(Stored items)
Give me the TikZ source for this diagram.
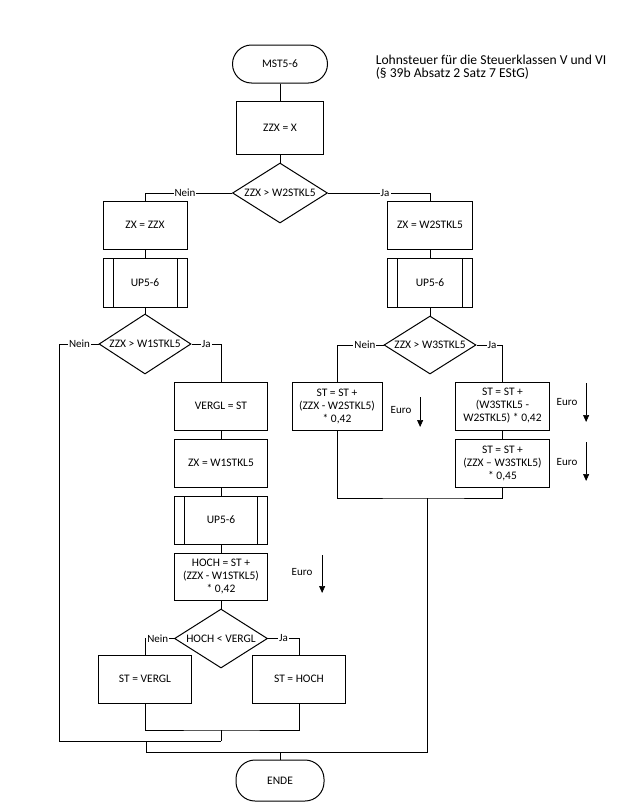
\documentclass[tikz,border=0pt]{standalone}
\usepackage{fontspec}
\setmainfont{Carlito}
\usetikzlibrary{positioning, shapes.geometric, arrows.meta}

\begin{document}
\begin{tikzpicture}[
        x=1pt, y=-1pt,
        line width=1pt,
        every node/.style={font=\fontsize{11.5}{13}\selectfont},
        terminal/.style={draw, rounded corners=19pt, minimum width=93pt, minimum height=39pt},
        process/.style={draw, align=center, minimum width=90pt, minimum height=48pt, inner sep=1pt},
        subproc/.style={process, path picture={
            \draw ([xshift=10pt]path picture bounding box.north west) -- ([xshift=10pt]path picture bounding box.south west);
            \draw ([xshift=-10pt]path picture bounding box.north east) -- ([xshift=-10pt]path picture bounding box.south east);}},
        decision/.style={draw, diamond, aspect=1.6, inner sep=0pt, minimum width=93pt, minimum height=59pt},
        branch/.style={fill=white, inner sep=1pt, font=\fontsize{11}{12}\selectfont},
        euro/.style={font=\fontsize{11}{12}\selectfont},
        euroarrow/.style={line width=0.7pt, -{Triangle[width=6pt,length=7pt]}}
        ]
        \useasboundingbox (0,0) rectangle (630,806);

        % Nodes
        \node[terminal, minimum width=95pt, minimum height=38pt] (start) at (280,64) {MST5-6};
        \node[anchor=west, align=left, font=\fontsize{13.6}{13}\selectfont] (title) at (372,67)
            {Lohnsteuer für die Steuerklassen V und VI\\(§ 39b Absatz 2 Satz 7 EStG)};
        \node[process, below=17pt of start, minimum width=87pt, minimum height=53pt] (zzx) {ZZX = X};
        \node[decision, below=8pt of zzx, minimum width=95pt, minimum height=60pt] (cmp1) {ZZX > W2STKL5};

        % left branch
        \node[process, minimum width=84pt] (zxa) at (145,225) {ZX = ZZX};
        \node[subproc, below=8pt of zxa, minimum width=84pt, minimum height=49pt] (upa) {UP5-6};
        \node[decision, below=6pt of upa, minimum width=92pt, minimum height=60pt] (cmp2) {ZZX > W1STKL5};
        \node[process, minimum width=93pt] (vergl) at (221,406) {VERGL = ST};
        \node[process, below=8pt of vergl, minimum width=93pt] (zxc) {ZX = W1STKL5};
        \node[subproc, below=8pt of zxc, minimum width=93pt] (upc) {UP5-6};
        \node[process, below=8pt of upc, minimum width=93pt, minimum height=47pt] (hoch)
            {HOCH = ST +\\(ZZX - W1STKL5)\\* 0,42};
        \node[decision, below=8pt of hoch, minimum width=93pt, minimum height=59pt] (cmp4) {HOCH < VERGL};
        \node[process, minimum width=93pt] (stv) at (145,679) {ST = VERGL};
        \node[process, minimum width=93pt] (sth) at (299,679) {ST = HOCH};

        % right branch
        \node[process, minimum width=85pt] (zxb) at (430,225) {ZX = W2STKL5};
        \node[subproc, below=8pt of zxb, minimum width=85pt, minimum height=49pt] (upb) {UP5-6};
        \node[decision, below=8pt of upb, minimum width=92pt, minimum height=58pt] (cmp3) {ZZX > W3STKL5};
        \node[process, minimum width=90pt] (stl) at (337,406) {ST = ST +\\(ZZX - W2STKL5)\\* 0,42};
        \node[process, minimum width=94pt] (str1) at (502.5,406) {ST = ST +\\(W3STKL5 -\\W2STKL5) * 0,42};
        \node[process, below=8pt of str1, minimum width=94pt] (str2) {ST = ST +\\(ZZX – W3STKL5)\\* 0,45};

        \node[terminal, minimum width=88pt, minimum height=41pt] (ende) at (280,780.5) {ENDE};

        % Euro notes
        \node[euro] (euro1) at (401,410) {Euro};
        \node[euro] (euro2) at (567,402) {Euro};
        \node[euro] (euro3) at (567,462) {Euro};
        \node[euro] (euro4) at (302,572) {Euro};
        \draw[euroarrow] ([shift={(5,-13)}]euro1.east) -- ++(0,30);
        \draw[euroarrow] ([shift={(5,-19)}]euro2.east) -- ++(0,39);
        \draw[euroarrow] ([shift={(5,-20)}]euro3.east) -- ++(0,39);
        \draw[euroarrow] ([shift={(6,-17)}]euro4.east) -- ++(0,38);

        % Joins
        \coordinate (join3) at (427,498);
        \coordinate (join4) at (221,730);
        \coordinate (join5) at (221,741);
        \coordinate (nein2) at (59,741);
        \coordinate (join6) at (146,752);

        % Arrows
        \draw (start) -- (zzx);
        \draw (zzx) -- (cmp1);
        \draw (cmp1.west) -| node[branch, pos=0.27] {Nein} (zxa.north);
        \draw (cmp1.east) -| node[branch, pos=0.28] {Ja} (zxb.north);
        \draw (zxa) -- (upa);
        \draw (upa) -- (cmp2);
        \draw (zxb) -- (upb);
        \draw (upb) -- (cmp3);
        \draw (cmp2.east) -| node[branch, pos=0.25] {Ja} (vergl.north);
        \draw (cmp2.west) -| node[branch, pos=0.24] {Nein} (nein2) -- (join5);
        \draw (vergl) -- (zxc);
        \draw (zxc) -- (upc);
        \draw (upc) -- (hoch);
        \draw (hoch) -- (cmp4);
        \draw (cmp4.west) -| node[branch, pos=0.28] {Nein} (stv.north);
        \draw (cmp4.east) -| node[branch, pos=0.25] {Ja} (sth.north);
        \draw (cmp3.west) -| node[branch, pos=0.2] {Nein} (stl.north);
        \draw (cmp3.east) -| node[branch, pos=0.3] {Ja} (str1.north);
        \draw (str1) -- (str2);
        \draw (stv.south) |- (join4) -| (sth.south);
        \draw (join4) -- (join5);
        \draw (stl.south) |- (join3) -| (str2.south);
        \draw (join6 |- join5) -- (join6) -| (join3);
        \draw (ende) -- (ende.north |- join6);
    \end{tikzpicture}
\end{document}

...

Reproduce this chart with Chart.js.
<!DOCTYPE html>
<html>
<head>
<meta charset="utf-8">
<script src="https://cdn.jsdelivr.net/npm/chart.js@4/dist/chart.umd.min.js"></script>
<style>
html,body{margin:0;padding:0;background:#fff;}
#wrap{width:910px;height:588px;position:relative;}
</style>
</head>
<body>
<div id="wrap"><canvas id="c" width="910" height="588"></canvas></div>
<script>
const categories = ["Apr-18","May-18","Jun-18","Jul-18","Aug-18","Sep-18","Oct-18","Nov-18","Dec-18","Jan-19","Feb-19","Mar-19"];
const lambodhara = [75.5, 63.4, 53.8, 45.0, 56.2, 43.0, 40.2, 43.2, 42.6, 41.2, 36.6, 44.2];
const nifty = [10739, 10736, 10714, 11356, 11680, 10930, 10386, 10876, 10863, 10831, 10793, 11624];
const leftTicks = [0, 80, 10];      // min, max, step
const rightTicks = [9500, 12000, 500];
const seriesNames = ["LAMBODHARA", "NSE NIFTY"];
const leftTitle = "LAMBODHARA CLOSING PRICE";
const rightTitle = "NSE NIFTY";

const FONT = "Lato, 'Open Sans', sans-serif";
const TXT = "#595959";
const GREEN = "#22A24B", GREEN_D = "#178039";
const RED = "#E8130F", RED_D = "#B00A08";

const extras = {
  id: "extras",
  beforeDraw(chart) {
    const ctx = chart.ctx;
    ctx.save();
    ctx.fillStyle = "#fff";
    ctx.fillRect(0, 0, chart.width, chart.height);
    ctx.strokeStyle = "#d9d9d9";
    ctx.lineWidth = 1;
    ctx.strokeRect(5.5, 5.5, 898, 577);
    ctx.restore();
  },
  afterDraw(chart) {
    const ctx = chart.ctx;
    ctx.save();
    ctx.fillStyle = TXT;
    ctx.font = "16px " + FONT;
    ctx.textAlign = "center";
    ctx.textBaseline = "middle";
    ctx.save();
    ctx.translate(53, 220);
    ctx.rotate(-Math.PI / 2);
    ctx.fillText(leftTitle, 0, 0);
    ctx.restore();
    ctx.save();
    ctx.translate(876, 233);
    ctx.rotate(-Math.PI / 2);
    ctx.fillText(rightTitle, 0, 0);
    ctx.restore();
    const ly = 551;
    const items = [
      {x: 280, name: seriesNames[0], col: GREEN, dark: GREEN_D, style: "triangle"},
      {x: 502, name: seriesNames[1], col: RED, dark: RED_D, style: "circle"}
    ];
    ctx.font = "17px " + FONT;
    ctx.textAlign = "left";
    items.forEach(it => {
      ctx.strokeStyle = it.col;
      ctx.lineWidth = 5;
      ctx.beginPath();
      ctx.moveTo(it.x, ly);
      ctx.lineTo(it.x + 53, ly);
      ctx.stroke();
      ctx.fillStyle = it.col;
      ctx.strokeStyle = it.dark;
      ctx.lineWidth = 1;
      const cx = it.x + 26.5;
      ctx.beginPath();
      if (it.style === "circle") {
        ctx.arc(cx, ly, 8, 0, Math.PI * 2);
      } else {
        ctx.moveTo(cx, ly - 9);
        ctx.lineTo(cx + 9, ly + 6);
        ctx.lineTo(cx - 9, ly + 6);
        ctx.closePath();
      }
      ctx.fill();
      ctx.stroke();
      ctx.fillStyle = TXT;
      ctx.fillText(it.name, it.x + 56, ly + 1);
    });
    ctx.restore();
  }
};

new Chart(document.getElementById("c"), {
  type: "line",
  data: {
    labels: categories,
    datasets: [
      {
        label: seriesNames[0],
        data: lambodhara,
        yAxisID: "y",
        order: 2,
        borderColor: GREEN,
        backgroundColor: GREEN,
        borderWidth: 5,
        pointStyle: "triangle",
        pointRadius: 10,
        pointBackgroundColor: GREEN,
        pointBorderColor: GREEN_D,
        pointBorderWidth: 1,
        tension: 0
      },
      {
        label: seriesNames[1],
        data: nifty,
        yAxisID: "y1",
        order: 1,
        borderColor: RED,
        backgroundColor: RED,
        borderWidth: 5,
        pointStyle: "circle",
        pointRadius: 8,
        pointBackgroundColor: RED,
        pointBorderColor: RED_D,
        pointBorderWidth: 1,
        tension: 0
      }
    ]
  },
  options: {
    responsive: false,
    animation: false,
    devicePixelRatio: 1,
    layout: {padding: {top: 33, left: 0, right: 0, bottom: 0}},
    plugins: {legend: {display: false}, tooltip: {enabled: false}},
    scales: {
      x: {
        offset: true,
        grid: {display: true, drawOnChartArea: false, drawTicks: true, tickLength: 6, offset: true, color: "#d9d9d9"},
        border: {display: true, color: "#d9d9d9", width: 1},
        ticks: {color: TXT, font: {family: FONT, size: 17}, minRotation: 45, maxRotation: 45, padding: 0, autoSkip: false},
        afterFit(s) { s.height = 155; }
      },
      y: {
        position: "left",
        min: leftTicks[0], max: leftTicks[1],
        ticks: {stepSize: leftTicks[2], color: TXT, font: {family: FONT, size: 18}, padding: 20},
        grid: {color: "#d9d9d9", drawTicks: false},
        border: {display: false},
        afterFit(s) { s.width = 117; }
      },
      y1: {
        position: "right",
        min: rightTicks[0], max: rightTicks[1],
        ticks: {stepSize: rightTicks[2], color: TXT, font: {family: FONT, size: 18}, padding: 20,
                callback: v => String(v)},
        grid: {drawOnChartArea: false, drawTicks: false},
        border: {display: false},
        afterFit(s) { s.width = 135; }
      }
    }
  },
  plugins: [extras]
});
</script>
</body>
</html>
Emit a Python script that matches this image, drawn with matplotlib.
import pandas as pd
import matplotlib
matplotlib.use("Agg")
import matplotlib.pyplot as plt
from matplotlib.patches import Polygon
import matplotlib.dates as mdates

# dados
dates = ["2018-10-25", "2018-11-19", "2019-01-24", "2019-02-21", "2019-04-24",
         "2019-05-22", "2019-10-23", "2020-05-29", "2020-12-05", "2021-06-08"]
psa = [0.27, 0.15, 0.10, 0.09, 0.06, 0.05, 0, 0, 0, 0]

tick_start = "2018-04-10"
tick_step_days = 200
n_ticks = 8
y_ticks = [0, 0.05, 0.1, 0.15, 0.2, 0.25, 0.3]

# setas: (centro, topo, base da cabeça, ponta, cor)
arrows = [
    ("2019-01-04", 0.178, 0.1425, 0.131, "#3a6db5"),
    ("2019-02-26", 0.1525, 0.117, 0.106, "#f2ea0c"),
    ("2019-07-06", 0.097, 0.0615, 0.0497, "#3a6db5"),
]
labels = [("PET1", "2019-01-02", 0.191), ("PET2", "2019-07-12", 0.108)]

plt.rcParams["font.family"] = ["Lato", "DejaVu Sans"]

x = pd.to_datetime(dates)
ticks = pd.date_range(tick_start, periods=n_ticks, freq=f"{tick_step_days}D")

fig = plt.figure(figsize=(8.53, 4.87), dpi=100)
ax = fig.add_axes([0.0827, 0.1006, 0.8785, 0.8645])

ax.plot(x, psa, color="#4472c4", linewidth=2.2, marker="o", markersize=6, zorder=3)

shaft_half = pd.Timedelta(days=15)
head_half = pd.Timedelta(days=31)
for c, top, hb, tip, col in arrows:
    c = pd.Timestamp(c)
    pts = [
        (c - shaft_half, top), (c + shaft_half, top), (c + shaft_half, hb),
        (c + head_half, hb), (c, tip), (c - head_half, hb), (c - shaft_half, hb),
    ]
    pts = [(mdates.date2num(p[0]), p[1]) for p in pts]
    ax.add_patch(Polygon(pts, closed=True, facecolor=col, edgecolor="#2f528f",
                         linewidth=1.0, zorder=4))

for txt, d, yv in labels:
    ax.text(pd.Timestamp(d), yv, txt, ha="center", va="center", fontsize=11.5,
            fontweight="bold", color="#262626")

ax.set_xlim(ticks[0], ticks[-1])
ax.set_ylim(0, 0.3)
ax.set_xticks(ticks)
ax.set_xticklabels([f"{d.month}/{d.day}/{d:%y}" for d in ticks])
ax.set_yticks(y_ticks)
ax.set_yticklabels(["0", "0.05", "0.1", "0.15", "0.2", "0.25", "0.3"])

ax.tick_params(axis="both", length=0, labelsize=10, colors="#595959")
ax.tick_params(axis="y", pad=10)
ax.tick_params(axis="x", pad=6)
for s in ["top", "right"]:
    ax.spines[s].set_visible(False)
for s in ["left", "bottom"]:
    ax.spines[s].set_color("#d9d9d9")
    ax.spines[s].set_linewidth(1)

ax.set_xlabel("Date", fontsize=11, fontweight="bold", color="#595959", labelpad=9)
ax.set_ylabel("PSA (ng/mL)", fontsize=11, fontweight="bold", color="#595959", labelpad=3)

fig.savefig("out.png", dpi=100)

* * *

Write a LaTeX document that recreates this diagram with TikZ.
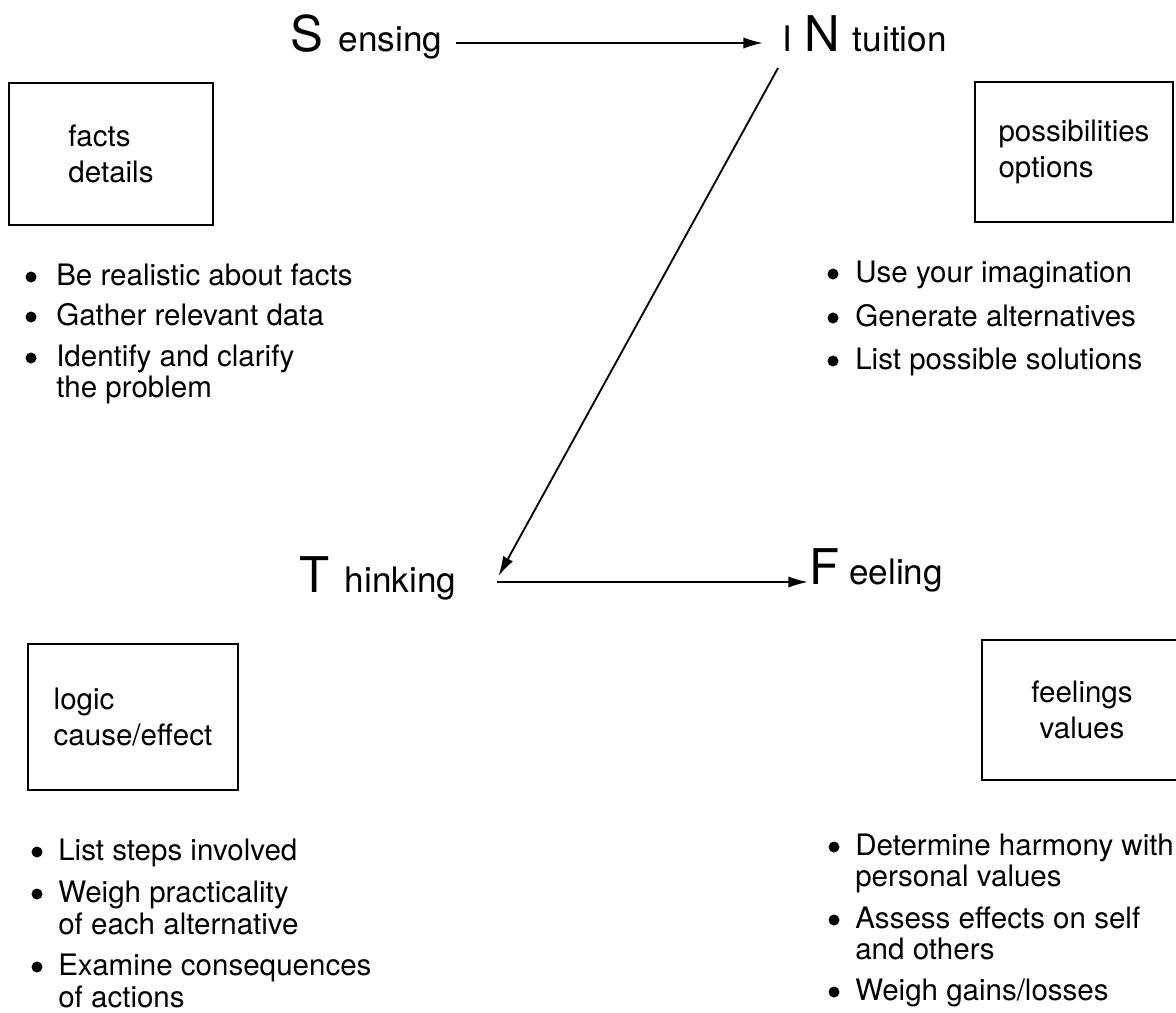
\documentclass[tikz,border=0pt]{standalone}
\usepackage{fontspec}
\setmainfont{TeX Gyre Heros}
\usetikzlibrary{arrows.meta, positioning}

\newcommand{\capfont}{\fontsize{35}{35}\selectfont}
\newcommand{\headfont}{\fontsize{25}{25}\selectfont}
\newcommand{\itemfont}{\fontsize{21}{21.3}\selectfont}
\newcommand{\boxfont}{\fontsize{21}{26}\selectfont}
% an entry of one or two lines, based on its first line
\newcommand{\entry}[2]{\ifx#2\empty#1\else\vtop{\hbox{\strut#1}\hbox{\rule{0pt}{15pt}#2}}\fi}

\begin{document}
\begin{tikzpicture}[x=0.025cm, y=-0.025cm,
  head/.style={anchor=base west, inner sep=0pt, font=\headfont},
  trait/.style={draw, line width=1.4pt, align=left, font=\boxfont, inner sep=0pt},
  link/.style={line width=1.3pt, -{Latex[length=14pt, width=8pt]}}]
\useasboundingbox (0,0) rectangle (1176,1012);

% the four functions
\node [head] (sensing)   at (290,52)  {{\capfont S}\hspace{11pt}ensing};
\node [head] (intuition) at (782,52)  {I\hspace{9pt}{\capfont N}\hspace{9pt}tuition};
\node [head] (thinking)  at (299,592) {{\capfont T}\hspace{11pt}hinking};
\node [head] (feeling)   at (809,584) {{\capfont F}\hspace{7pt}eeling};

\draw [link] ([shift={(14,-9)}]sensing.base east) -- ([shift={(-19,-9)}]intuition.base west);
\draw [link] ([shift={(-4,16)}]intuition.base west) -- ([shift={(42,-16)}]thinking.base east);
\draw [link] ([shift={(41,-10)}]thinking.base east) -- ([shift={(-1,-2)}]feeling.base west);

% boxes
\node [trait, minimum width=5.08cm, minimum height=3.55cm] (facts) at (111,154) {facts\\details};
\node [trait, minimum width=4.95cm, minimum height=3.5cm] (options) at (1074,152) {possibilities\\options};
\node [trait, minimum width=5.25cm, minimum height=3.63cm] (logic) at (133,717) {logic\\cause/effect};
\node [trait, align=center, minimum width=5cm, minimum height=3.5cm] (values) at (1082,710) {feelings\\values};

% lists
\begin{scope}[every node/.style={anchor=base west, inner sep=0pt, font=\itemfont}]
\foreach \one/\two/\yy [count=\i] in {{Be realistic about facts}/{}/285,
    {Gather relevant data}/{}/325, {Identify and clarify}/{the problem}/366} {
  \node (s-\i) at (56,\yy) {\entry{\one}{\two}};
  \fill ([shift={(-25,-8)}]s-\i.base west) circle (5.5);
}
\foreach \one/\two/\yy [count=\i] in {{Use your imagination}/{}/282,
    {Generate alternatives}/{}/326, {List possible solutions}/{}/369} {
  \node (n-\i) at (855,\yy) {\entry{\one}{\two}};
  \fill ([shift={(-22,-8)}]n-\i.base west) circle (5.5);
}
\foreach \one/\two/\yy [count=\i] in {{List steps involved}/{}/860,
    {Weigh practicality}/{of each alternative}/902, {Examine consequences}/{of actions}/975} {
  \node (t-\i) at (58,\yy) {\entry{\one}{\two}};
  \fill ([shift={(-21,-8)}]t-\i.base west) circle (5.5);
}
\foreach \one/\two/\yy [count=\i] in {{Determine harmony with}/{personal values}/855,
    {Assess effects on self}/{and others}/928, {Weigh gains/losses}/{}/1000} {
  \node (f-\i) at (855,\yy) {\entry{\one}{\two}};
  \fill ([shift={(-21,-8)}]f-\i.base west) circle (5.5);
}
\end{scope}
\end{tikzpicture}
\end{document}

## [WRITTEN EXERCISE]
List each line of the records that holds the string "script".

## [TASK ANSWER]
<script src="https://cdn.jsdelivr.net/npm/chart.js@4/dist/chart.umd.min.js"></script>
<script>
</script>
Emit a Python script that matches this image, drawn with matplotlib.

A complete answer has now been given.